LADDHA: The outlawed Tehreek-i-Taliban Pakistan split into two factions after a major group based in South Waziristan quit the TTP and accused its leadership of having fallen into invisible hands and turning the TPP into an organisation providing safety to criminals.
“We announce separation from the TTP leadership which has deviated from its path”, Azam Tariq, spokesman for commander Khan Said alias Sajna, said in a statement.
The new group will be led by Sajna who would now be known as Khalid Mahsud, it said.
It accused the TTP leadership led by Mulla Fazlullah, the fugitive commander from Swat believed to be hiding in Afghanistan, of indulging in a baseless propaganda campaign against Afghan Taliban.
“Besides, other brother Jihadi organisations like Al Qaeda and the Punjabi Taliban have been harassed with interference in their organisational affairs,” another statement separately issued by the Sajna group said.
It accused the TTP leadership of indulging in robberies, killing for money, extortion and kidnapping for ransom with the help of a group of conspirators.
It also accused the TTP leadership of killing religious scholars, extorting huge amounts of money from madressahs, carrying out bombings at public places on payment of money “from outside” and accepting responsibility for the bombings under assumed names and creating discord among different militant groups.
“It is now an established fact that they are using the TTP’s platform for their vested interests,” the statement said.
It pledged allegiance to the Afghan Taliban leadership and said the Sajna group would continue the policy of slain TPP leader Baitullah Mehsud to establish Caliphate.
It said extortion, kidnapping for ransom and bombing of public places were anti-Islam acts and invited all Muslims to join them in jihad.
There was no word from TTP spokesman Shahidullah Shahid on the allegations.
Significantly, Azam Tariq’s statement also referred to the bombing of shrines and killing of Mashaikhs and accused the TTP leadership of trying to impose its own creed and beliefs on others.
This, according to analysts, is an indication of a split on ideological grounds between the Punjpeeri and Deobandi schools of thought.
“This will have a snow-balling effect,” said Rustam Shah Mohmand, a former bureaucrat who is a member of the government committee for holding the now-stalled peace talks with the TTP.
“The split may end the centrality of the TTP leadership and lead to further disintegration,” he said. “It may make it easy for the government to hold talks with those who want peace and take on anti-statement elements.”
The dramatic announcement came after more than a month of clashes between two factions led by Sajna and Sheheryar Mehsud, in which more than 50 fighters from both sides have been killed.
Senior leaders of the TTP and Afghan Taliban tried unsuccessfully to broker a truce between the two sides.

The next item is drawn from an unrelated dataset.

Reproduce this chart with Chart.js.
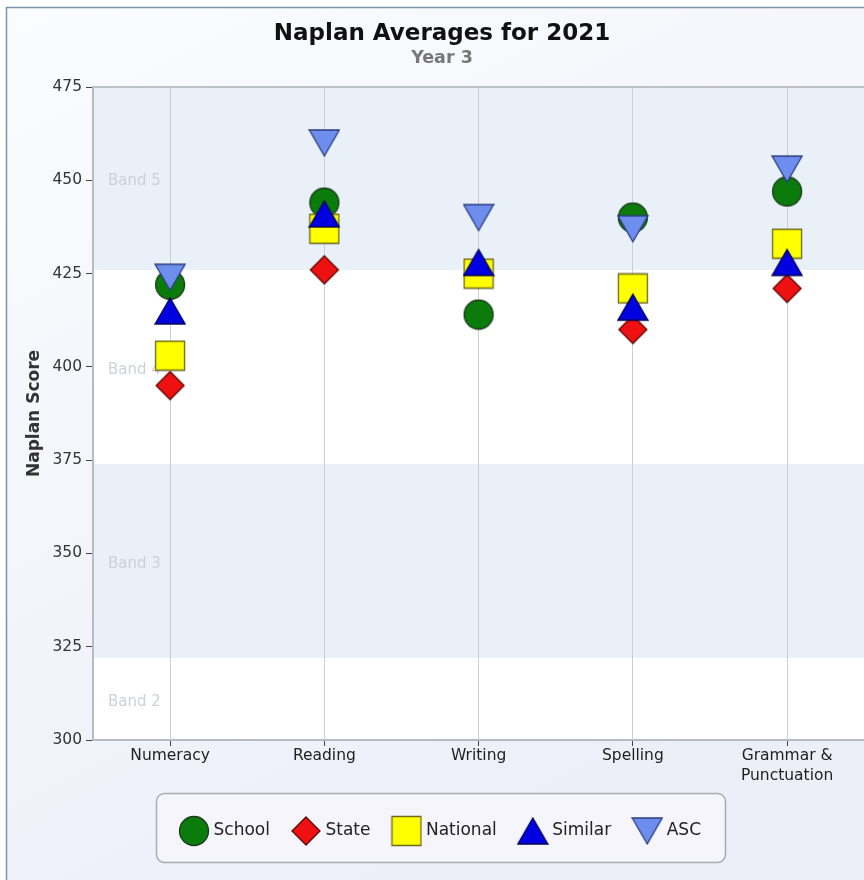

Both groups are led by Mehsud tribal commanders from South Waziristan which has served as the headquarters of the TTP.
“Sajna has the support of a large number of Mehsuds and foreign fighters and also enjoys the backing of Afghan Taliban and Haqqani network,” a security official said.
“The split will have its impact. We may now see intensification in fighting between the two groups which will not remain confined to South and North Waziristan,” he said.
“It will also have its reverberation elsewhere, including Karachi,” he said, adding that the country’s financial hub was a major source of funds raised by militant groups through extortion.
The split is one of the most serious setbacks for the TTP which was already shaken by the death of its leaders, including its founder Baitullah Mahsud in a US drone strike in Aug 2009.